3. In the event of resale in the course of orderly business, the Purchaser’s claims against his customers from the resale and, in the case of sale on credit, the rights and claims against his customer under reservation of title are already hereby assigned to Thonet by the Purchaser irrespective of whether the goods are resold to one or more customers. The assignment of the claim is restricted in amount to the value of our claim arising from the delivery of the resold goods. Thonet accepts the assignment. If the reserved goods are resold together with other goods, regardless of whether after or without processing, combining or mixing, then the advance assignment agreed above is valid only to the amount of the value of the reserved goods which are resold together with other goods. Thonet undertakes to release the securities due to him under the above provisions on request in so far as their value exceeds the claims to be secured by 20%.

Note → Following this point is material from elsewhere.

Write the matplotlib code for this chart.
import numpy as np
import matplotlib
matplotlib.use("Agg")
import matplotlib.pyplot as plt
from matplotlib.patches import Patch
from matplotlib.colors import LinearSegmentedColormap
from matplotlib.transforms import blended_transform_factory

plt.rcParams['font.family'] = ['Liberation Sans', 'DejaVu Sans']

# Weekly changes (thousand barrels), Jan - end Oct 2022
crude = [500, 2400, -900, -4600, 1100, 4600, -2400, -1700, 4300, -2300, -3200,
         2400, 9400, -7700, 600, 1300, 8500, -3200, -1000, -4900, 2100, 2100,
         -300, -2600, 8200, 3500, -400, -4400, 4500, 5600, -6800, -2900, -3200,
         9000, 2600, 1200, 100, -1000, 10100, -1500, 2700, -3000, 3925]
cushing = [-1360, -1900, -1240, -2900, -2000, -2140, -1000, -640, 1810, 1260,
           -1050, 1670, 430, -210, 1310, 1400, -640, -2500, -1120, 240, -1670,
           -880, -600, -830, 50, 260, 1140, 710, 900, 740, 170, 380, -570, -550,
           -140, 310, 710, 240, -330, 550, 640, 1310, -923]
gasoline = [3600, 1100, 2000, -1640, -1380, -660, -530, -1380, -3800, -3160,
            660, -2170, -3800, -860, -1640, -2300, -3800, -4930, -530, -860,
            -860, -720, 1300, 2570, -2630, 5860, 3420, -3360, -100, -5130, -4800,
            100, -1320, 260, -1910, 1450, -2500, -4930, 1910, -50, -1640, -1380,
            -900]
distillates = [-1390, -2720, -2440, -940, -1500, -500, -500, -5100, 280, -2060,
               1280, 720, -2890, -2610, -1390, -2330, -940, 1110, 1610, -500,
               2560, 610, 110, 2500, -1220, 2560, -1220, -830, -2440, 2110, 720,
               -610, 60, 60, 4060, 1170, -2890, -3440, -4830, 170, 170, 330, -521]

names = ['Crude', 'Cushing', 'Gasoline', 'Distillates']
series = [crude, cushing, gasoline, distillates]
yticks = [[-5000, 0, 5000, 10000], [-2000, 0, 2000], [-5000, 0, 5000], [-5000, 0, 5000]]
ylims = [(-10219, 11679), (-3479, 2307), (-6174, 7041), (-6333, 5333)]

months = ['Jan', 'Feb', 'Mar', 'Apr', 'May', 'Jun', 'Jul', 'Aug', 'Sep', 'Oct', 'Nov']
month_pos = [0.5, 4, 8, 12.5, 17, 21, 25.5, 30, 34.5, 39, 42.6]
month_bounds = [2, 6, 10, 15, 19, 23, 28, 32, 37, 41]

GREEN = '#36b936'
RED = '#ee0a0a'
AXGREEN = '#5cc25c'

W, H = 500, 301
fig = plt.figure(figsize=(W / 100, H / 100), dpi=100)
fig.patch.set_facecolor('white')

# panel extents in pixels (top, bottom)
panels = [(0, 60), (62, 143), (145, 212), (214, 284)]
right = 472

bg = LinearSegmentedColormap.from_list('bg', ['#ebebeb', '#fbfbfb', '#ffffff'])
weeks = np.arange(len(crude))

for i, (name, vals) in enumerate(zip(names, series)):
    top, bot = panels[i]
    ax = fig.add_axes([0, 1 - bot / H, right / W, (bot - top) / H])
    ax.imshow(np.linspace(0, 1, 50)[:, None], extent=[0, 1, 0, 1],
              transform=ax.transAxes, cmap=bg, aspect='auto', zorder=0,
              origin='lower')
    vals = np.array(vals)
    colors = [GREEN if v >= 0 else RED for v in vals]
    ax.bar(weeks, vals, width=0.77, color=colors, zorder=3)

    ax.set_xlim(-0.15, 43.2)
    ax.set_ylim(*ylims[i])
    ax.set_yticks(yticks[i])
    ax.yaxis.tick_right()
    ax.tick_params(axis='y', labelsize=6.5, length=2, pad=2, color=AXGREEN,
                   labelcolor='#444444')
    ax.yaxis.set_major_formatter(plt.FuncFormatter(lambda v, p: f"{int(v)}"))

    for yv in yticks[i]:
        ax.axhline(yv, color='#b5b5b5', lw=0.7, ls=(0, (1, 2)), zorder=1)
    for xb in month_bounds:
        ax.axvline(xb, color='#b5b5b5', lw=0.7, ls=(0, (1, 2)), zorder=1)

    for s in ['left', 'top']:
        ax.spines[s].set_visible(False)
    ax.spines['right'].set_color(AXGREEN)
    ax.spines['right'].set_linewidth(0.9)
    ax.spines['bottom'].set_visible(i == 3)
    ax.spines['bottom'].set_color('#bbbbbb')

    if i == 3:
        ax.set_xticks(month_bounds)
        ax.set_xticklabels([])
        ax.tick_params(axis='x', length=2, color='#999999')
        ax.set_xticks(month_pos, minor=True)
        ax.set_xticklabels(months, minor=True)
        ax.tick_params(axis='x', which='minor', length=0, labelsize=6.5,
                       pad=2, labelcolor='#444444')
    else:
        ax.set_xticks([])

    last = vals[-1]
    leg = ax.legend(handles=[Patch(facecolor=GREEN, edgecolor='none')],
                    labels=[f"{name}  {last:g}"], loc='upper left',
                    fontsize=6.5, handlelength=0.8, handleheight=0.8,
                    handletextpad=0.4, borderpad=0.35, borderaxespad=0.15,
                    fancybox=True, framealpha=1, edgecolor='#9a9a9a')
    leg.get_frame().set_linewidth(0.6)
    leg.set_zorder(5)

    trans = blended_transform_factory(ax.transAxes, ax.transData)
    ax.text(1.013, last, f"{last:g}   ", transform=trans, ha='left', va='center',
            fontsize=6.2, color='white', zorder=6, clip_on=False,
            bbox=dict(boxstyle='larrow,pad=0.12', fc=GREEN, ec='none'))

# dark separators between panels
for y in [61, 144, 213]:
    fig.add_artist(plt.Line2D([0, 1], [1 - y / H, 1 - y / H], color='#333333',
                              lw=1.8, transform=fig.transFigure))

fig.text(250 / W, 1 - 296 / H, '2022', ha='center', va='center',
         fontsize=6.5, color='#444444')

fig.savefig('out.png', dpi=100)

4. The Purchaser is empowered to collect for Thonet the assigned claims from the resale: our authority to collect remains thereby unaffected. If the goods under retention of title are sold for cash under insolvency proceedings, then the Purchaser has to transfer the proceeds to us without delay. The same applies to amounts which the reseller collects from his assigned claims for Thonet from his customers. If we so demand, the Purchaser has to advise us of the debtors of the assigned claims and to inform the debtors of the assignment. The Purchaser is further obliged: - to insure reserved goods adequately against fire, housebreaking and theft and water damage. (Insurance claims will be assigned as they arise to the amount of our claims from the delivery of the goods.) - to inform us immediately of measures of execution by third parties against the reserved goods or the claims assigned in advance, giving us the documents necessary for the intervention, and to take over the costs of any intervention: - to grant Thonet or its agent on demand access to the place where the goods are being stored.
5. In the case of insolvency proceedings, the reservation of title refers to all goods belonging to or in the bankrupt estate delivered by us, including those already paid for by the Purchaser until the fulfilment of all our claims. If the Purchaser discontinues his payments before he has paid Thonet for the goods that it has delivered, we have the right in accordance with Sections 47, 48 of the German Insolvency Statute (InsO) to recover these goods or to demand substitutional segregation as the case may be.
5. TERMS OF PAYMENT
1. Orders which exceed the usual scope of the business relationship require down payments or the provision of securities. Deductions of discount are only admissible in so far as no claims at all are in arrears. Repair and sundry supplies are payable immediately net. If the use of EDP means observing certain payment dates, the time limits for payments are to be agreed separately taking account of the said time allowed for payment.
2. The invoices will be dated as of the date of shipment.
3. In case of late payment, interest of 8% above the pertaining base rate will be charged as of due date. Rebates and other concessions will be granted on the basis that all our claims are met as agreed. We are therefore entitled, if the Purchaser defaults in payment, to revoke any rebates and other concessions.